WHAT YOU HAVE TO DO: Without the pictures, set down every line of the data exactly.

DATA SHOWN:
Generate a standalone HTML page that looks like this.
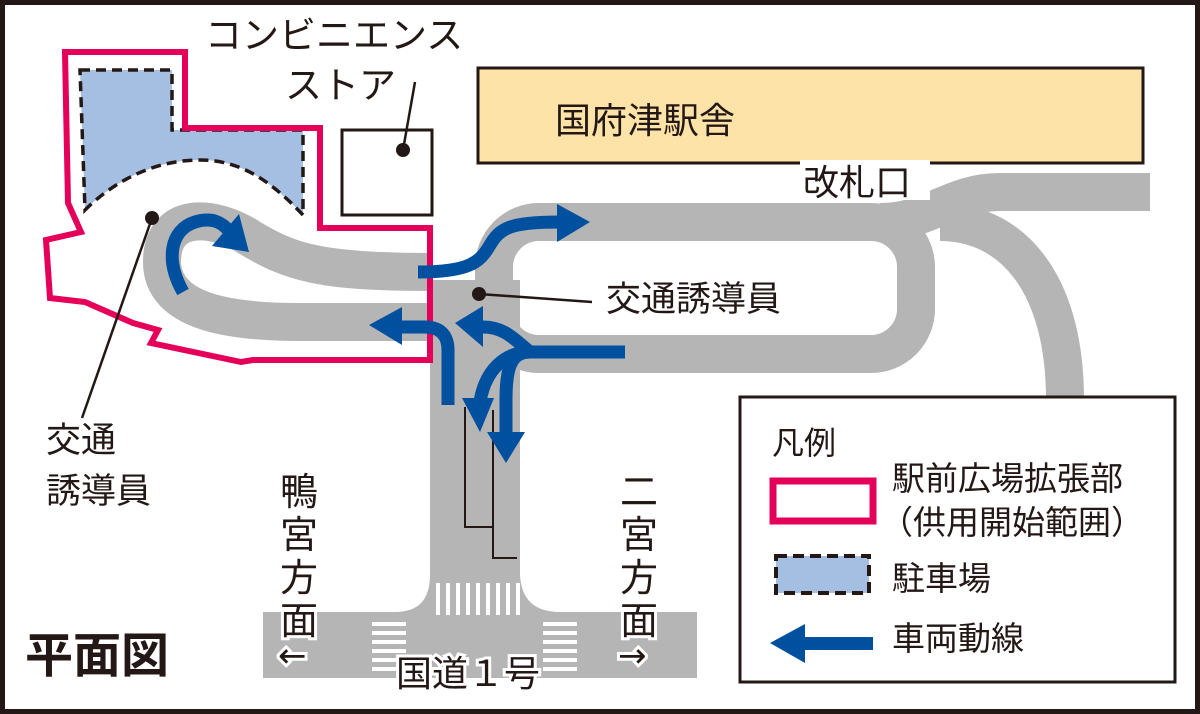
<!DOCTYPE html>
<html><head><meta charset="utf-8"><style>
html,body{margin:0;padding:0;background:#fff}
svg{display:block}
text{font-family:"Liberation Sans","Noto Sans CJK JP",sans-serif;fill:#231815}
</style></head><body>
<svg width="1200" height="714" viewBox="0 0 1200 714" xmlns="http://www.w3.org/2000/svg">
<rect x="0" y="0" width="1200" height="714" fill="#fff"/>
<rect x="2.5" y="2.5" width="1195" height="709" fill="none" stroke="#231815" stroke-width="5"/>

<rect x="478" y="68" width="665" height="95" fill="#fde3a7" stroke="#231815" stroke-width="3"/>
<text x="555" y="133" font-size="36">国府津駅舎</text>

<g fill="none" stroke="#b5b5b5" stroke-width="38">
<path d="M430,272 C320,272 290,262 250,238 C215,215 162,210 162,262 C162,312 230,322 300,322 L430,322"/>
<rect x="494" y="222" width="422" height="132" rx="45"/>
<path d="M880,222 C930,222 950,192 1000,192 L1150,192"/>
<path d="M940,222 C1010,222 1065,280 1065,400"/>
</g>
<path d="M430,280 L520,280 L520,575 Q522,612 560,612 L697,612 L697,678 L263,678 L263,612 L395,612 Q430,612 430,575 Z" fill="#b5b5b5"/>
<g fill="#fff">
<rect x="436" y="583" width="4" height="32"/><rect x="446" y="583" width="4" height="32"/><rect x="456" y="583" width="4" height="32"/><rect x="466" y="583" width="4" height="32"/><rect x="476" y="583" width="4" height="32"/><rect x="486" y="583" width="4" height="32"/><rect x="496" y="583" width="4" height="32"/><rect x="506" y="583" width="4" height="32"/><rect x="516" y="583" width="4" height="32"/>
<rect x="372" y="622" width="34" height="4"/><rect x="372" y="631" width="34" height="4"/><rect x="372" y="640" width="34" height="4"/><rect x="372" y="649" width="34" height="4"/><rect x="372" y="658" width="34" height="4"/><rect x="372" y="667" width="34" height="4"/>
<rect x="543" y="622" width="34" height="4"/><rect x="543" y="631" width="34" height="4"/><rect x="543" y="640" width="34" height="4"/><rect x="543" y="649" width="34" height="4"/><rect x="543" y="658" width="34" height="4"/><rect x="543" y="667" width="34" height="4"/>
</g>
<path d="M465,407 L465,527 L492,527 M493,410 L493,558 L517,558" fill="none" stroke="#231815" stroke-width="2"/>

<path d="M80,70 L172,70 L172,130 L303,130 L303,215 C270,180 240,160 200,160 C150,160 110,185 85,210 Z" fill="#a5bfe3" stroke="#231815" stroke-width="3.5" stroke-dasharray="10,6"/>
<path d="M65,52 L185,52 L185,128 L320,128 L320,228 L430,228 L430,360 L253,360 L241,362 L151,343 L158,330 L133,323 L85,302 L50,298 L46,240 L81,232 L68,203 Z" fill="none" stroke="#e5005a" stroke-width="6" stroke-linejoin="miter"/>

<rect x="342" y="130" width="90" height="85" fill="#fff" stroke="#231815" stroke-width="3"/>
<circle cx="403" cy="150" r="7" fill="#231815"/>
<line x1="403" y1="150" x2="415" y2="82" stroke="#231815" stroke-width="2.5"/>
<text x="205" y="48" font-size="37">コンビニエンス</text>
<text x="285" y="98" font-size="37">ストア</text>

<rect x="800" y="160" width="130" height="40" fill="#fff"/>
<text x="803" y="195" font-size="36">改札口</text>

<g fill="none" stroke="#0050a0" stroke-width="13">
<path d="M183,292 C165,260 170,230 195,222 C212,217 222,222 230,232"/>
<path d="M418,272 C470,272 480,262 490,245 C500,228 510,222 560,222"/>
<path d="M400,327 L425,327 C440,327 448,335 448,350 L448,405"/>
<path d="M483,327 C505,327 515,340 530,352"/>
<path d="M625,352 L530,352 C505,352 485,370 480,402"/>
<path d="M625,352 L530,352 C510,352 506,370 506,400 L506,434"/>
</g>
<g fill="#0050a0">
<polygon points="249,252 239,214 212,246"/>
<polygon points="590,222 557,204 557,242"/>
<polygon points="369,325 402,307 402,345"/>
<polygon points="455,323 483,306 483,347"/>
<polygon points="480,432 462,398 494,398"/>
<polygon points="506,463 487,432 525,432"/>
</g>

<circle cx="152" cy="218" r="7" fill="#231815"/>
<line x1="152" y1="218" x2="82" y2="418" stroke="#231815" stroke-width="2.5"/>
<text x="46" y="452" font-size="35">交通</text>
<text x="46" y="503" font-size="35">誘導員</text>
<circle cx="479" cy="294" r="7" fill="#231815"/>
<line x1="479" y1="294" x2="592" y2="302" stroke="#231815" stroke-width="2.5"/>
<text x="606" y="311" font-size="35">交通誘導員</text>

<g font-size="38" stroke="#fff" stroke-width="6" paint-order="stroke" style="paint-order:stroke">
<text x="280" y="505">鴨</text><text x="280" y="548">宮</text><text x="280" y="591">方</text><text x="280" y="634">面</text>
<text x="278" y="667" style="font-family:'DejaVu Sans',sans-serif;font-size:34px">←</text>
<text x="618" y="667" style="font-family:'DejaVu Sans',sans-serif;font-size:34px">→</text>
<text x="620" y="505">二</text><text x="620" y="548">宮</text><text x="620" y="591">方</text><text x="620" y="634">面</text>
<text x="396" y="686" font-size="36">国道１号</text>
</g>
<text x="25" y="672" font-size="48" font-weight="bold">平面図</text>

<rect x="740" y="397" width="435" height="285" fill="#fff" stroke="#231815" stroke-width="3"/>
<text x="772" y="454" font-size="32">凡例</text>
<rect x="773" y="481" width="100" height="40" fill="#fff" stroke="#e5005a" stroke-width="7"/>
<text x="892" y="490" font-size="33">駅前広場拡張部</text>
<text x="880" y="534" font-size="33">（供用開始範囲）</text>
<rect x="776" y="556" width="93" height="37" fill="#a5bfe3" stroke="#231815" stroke-width="4" stroke-dasharray="11,6"/>
<text x="892" y="590" font-size="33">駐車場</text>
<rect x="800" y="637" width="73" height="13" fill="#0050a0"/>
<polygon points="770,643 805,624 805,663" fill="#0050a0"/>
<text x="892" y="650" font-size="33">車両動線</text>
</svg>
</body></html>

IN RESPONSE:
Generate a standalone HTML page that looks like this.
<!DOCTYPE html>
<html><head><meta charset="utf-8"><style>
html,body{margin:0;padding:0;background:#fff}
svg{display:block}
text{font-family:"Liberation Sans","Noto Sans CJK JP",sans-serif;fill:#231815}
</style></head><body>
<svg width="1200" height="714" viewBox="0 0 1200 714" xmlns="http://www.w3.org/2000/svg">
<rect x="0" y="0" width="1200" height="714" fill="#fff"/>
<rect x="2.5" y="2.5" width="1195" height="709" fill="none" stroke="#231815" stroke-width="5"/>

<rect x="478" y="68" width="665" height="95" fill="#fde3a7" stroke="#231815" stroke-width="3"/>
<text x="555" y="133" font-size="36">国府津駅舎</text>

<g fill="none" stroke="#b5b5b5" stroke-width="38">
<path d="M430,272 C320,272 290,262 250,238 C215,215 162,210 162,262 C162,312 230,322 300,322 L430,322"/>
<rect x="494" y="222" width="422" height="132" rx="45"/>
<path d="M880,222 C930,222 950,192 1000,192 L1150,192"/>
<path d="M940,222 C1010,222 1065,280 1065,400"/>
</g>
<path d="M430,280 L520,280 L520,575 Q522,612 560,612 L697,612 L697,678 L263,678 L263,612 L395,612 Q430,612 430,575 Z" fill="#b5b5b5"/>
<g fill="#fff">
<rect x="436" y="583" width="4" height="32"/><rect x="446" y="583" width="4" height="32"/><rect x="456" y="583" width="4" height="32"/><rect x="466" y="583" width="4" height="32"/><rect x="476" y="583" width="4" height="32"/><rect x="486" y="583" width="4" height="32"/><rect x="496" y="583" width="4" height="32"/><rect x="506" y="583" width="4" height="32"/><rect x="516" y="583" width="4" height="32"/>
<rect x="372" y="622" width="34" height="4"/><rect x="372" y="631" width="34" height="4"/><rect x="372" y="640" width="34" height="4"/><rect x="372" y="649" width="34" height="4"/><rect x="372" y="658" width="34" height="4"/><rect x="372" y="667" width="34" height="4"/>
<rect x="543" y="622" width="34" height="4"/><rect x="543" y="631" width="34" height="4"/><rect x="543" y="640" width="34" height="4"/><rect x="543" y="649" width="34" height="4"/><rect x="543" y="658" width="34" height="4"/><rect x="543" y="667" width="34" height="4"/>
</g>
<path d="M465,407 L465,527 L492,527 M493,410 L493,558 L517,558" fill="none" stroke="#231815" stroke-width="2"/>

<path d="M80,70 L172,70 L172,130 L303,130 L303,215 C270,180 240,160 200,160 C150,160 110,185 85,210 Z" fill="#a5bfe3" stroke="#231815" stroke-width="3.5" stroke-dasharray="10,6"/>
<path d="M65,52 L185,52 L185,128 L320,128 L320,228 L430,228 L430,360 L253,360 L241,362 L151,343 L158,330 L133,323 L85,302 L50,298 L46,240 L81,232 L68,203 Z" fill="none" stroke="#e5005a" stroke-width="6" stroke-linejoin="miter"/>

<rect x="342" y="130" width="90" height="85" fill="#fff" stroke="#231815" stroke-width="3"/>
<circle cx="403" cy="150" r="7" fill="#231815"/>
<line x1="403" y1="150" x2="415" y2="82" stroke="#231815" stroke-width="2.5"/>
<text x="205" y="48" font-size="37">コンビニエンス</text>
<text x="285" y="98" font-size="37">ストア</text>

<rect x="800" y="160" width="130" height="40" fill="#fff"/>
<text x="803" y="195" font-size="36">改札口</text>

<g fill="none" stroke="#0050a0" stroke-width="13">
<path d="M183,292 C165,260 170,230 195,222 C212,217 222,222 230,232"/>
<path d="M418,272 C470,272 480,262 490,245 C500,228 510,222 560,222"/>
<path d="M400,327 L425,327 C440,327 448,335 448,350 L448,405"/>
<path d="M483,327 C505,327 515,340 530,352"/>
<path d="M625,352 L530,352 C505,352 485,370 480,402"/>
<path d="M625,352 L530,352 C510,352 506,370 506,400 L506,434"/>
</g>
<g fill="#0050a0">
<polygon points="249,252 239,214 212,246"/>
<polygon points="590,222 557,204 557,242"/>
<polygon points="369,325 402,307 402,345"/>
<polygon points="455,323 483,306 483,347"/>
<polygon points="480,432 462,398 494,398"/>
<polygon points="506,463 487,432 525,432"/>
</g>

<circle cx="152" cy="218" r="7" fill="#231815"/>
<line x1="152" y1="218" x2="82" y2="418" stroke="#231815" stroke-width="2.5"/>
<text x="46" y="452" font-size="35">交通</text>
<text x="46" y="503" font-size="35">誘導員</text>
<circle cx="479" cy="294" r="7" fill="#231815"/>
<line x1="479" y1="294" x2="592" y2="302" stroke="#231815" stroke-width="2.5"/>
<text x="606" y="311" font-size="35">交通誘導員</text>

<g font-size="38" stroke="#fff" stroke-width="6" paint-order="stroke" style="paint-order:stroke">
<text x="280" y="505">鴨</text><text x="280" y="548">宮</text><text x="280" y="591">方</text><text x="280" y="634">面</text>
<text x="278" y="667" style="font-family:'DejaVu Sans',sans-serif;font-size:34px">←</text>
<text x="618" y="667" style="font-family:'DejaVu Sans',sans-serif;font-size:34px">→</text>
<text x="620" y="505">二</text><text x="620" y="548">宮</text><text x="620" y="591">方</text><text x="620" y="634">面</text>
<text x="396" y="686" font-size="36">国道１号</text>
</g>
<text x="25" y="672" font-size="48" font-weight="bold">平面図</text>

<rect x="740" y="397" width="435" height="285" fill="#fff" stroke="#231815" stroke-width="3"/>
<text x="772" y="454" font-size="32">凡例</text>
<rect x="773" y="481" width="100" height="40" fill="#fff" stroke="#e5005a" stroke-width="7"/>
<text x="892" y="490" font-size="33">駅前広場拡張部</text>
<text x="880" y="534" font-size="33">（供用開始範囲）</text>
<rect x="776" y="556" width="93" height="37" fill="#a5bfe3" stroke="#231815" stroke-width="4" stroke-dasharray="11,6"/>
<text x="892" y="590" font-size="33">駐車場</text>
<rect x="800" y="637" width="73" height="13" fill="#0050a0"/>
<polygon points="770,643 805,624 805,663" fill="#0050a0"/>
<text x="892" y="650" font-size="33">車両動線</text>
</svg>
</body></html>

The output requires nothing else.